> Given task
Go through the data below and gather each line containing "this".

## START Data section

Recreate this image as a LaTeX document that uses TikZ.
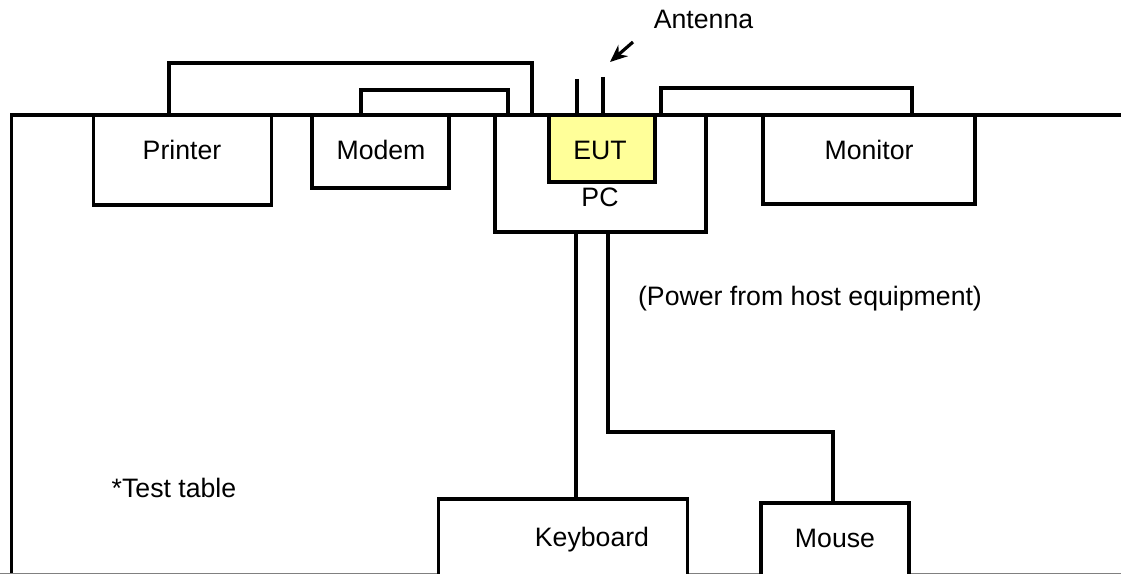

## END Data section
## START Data section

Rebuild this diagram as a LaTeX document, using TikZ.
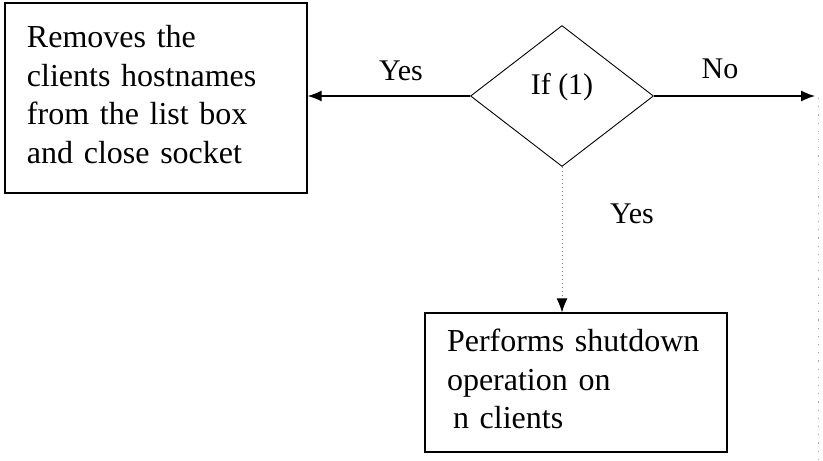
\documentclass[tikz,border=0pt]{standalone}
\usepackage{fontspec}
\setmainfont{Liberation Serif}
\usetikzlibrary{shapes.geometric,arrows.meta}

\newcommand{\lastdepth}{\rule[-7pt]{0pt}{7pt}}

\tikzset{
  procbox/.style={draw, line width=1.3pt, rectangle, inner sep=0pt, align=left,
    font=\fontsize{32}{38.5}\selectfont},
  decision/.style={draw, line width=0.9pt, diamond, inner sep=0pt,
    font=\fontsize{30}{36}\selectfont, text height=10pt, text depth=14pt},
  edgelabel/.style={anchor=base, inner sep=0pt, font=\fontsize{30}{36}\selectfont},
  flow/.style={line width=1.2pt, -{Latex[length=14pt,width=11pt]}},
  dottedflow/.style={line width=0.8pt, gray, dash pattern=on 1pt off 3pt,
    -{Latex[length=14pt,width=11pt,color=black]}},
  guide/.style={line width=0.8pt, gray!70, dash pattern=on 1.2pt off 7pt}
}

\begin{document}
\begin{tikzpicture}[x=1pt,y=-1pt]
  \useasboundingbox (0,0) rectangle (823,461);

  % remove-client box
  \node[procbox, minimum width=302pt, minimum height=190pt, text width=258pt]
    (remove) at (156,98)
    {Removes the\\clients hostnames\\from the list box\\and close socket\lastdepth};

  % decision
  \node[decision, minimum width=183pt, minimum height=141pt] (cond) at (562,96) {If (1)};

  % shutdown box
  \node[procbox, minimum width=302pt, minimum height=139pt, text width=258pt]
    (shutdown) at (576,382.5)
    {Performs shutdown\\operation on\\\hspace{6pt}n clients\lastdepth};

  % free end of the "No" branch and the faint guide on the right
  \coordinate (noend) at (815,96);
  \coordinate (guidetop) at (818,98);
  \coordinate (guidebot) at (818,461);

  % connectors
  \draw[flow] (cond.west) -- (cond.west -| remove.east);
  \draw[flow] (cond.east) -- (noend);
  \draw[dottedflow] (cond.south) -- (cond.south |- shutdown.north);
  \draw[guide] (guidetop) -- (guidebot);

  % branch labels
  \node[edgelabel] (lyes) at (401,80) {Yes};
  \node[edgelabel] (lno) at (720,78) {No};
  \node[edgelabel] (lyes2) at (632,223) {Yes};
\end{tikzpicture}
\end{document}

## END Data section

> Full output
Recreate this image as a LaTeX document that uses TikZ.
Rebuild this diagram as a LaTeX document, using TikZ.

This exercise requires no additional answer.